Records
- - - - -

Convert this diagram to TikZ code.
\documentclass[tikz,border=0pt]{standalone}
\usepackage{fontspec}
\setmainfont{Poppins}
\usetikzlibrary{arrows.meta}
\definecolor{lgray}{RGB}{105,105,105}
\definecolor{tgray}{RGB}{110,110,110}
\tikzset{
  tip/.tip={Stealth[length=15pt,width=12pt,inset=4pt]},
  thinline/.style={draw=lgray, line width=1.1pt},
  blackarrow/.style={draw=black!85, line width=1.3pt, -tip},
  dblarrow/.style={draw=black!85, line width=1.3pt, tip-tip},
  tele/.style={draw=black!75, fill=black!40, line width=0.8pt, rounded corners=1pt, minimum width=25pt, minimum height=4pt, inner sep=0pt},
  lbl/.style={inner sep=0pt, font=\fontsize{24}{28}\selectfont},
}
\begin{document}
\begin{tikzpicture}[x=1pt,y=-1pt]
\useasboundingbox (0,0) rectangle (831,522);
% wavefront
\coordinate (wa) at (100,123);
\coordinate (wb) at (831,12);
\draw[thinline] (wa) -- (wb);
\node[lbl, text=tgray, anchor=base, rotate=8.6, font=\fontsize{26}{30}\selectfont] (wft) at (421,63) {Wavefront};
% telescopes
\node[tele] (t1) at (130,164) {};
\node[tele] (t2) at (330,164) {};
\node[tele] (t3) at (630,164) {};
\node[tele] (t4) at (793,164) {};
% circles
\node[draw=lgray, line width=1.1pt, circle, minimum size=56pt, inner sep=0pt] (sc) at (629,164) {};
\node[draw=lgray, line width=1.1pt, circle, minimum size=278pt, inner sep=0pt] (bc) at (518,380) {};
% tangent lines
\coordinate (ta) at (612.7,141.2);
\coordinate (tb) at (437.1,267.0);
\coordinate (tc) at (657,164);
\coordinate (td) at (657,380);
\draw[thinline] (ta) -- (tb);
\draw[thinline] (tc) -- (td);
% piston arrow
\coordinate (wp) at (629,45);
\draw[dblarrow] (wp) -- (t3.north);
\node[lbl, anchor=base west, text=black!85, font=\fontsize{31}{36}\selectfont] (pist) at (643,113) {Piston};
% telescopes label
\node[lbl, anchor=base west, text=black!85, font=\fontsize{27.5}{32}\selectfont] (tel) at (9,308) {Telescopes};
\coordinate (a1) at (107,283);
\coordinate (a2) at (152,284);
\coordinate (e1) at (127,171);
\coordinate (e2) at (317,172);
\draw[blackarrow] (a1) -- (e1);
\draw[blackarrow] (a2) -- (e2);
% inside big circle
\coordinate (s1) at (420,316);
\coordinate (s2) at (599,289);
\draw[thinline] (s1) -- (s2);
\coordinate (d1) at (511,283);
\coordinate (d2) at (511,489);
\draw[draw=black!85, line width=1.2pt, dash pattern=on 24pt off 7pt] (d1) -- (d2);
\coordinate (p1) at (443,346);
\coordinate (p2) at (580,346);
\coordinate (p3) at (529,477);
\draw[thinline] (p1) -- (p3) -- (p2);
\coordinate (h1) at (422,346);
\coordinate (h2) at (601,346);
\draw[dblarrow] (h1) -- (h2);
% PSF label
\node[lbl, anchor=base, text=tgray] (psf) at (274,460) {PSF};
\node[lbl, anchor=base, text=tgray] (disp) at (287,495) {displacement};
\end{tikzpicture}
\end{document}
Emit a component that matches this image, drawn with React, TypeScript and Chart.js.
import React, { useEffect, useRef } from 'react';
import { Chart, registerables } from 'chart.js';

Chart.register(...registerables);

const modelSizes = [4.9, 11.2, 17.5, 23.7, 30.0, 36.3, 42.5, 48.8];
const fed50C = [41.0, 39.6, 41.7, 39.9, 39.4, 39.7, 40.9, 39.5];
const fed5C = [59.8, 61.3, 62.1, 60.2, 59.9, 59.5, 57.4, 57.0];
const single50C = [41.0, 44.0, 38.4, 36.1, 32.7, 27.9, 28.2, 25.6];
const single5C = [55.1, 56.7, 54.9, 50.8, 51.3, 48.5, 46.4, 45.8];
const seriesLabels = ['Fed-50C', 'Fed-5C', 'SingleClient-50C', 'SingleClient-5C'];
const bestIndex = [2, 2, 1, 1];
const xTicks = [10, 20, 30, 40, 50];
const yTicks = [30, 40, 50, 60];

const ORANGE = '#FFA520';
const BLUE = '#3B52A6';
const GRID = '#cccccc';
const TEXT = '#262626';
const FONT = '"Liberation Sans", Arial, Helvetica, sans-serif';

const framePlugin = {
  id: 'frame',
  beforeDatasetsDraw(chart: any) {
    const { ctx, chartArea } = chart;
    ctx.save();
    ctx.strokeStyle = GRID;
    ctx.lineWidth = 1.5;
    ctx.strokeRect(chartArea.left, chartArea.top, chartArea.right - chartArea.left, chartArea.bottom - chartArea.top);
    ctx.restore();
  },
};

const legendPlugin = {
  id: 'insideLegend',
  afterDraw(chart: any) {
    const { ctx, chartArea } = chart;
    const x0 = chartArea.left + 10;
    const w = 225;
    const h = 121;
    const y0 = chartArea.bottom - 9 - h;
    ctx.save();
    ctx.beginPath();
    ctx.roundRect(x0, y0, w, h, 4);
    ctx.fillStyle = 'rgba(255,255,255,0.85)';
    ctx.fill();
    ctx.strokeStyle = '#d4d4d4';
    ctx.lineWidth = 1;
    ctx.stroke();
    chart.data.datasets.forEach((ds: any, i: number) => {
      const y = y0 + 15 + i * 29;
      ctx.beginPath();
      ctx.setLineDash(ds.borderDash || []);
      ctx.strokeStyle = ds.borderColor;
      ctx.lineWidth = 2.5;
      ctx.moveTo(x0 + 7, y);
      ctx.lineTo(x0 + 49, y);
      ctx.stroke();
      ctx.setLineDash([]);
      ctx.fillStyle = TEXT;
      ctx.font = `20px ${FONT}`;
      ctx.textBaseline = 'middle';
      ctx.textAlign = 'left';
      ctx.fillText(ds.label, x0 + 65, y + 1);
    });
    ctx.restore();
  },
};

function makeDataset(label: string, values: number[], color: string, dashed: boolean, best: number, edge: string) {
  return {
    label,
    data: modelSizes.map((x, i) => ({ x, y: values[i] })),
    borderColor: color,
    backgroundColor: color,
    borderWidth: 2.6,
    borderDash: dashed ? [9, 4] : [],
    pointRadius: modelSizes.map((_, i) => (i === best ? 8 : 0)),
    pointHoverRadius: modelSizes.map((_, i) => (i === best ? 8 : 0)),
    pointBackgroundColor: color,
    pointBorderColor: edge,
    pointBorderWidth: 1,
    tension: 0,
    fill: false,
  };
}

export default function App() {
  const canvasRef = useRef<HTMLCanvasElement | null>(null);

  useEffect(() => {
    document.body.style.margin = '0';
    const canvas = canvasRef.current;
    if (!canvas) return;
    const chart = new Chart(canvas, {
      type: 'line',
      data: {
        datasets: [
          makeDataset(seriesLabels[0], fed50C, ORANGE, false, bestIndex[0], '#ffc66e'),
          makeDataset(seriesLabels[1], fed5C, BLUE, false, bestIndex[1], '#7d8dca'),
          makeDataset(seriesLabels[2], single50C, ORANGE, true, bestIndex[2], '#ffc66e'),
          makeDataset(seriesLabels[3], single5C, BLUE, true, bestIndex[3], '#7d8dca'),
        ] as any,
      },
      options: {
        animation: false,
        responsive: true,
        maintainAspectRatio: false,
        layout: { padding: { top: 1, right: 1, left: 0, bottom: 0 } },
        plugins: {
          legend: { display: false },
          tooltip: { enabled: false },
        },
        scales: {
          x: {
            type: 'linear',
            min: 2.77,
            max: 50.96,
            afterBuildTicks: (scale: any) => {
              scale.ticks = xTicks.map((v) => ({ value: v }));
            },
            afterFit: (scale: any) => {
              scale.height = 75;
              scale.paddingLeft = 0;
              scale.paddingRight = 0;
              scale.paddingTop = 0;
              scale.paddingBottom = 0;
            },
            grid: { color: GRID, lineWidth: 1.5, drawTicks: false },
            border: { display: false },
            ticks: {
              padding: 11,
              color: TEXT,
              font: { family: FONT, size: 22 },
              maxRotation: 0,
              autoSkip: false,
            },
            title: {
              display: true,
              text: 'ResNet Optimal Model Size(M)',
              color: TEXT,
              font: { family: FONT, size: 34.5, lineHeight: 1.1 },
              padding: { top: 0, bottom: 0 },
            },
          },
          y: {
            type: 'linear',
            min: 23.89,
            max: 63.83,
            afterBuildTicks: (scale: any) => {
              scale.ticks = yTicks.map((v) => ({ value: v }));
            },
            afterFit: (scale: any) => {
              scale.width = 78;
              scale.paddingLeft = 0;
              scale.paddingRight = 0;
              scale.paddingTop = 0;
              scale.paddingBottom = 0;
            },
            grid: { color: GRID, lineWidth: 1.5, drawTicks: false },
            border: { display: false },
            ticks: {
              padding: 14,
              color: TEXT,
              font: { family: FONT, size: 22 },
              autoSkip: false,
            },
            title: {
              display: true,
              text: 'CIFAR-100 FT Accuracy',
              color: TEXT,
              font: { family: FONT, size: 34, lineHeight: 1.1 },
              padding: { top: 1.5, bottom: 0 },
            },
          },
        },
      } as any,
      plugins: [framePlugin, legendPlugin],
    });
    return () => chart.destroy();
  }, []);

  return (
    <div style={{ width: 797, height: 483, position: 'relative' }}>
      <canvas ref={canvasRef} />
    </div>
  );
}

- - - - -

DIRECTIVE: Set down, exactly and alone, the run of lines from the line that has "Emit a component" to the line that has "Chart.register(...registerables);".

TASK RESULT:
Emit a component that matches this image, drawn with React, TypeScript and Chart.js.
import React, { useEffect, useRef } from 'react';
import { Chart, registerables } from 'chart.js';

Chart.register(...registerables);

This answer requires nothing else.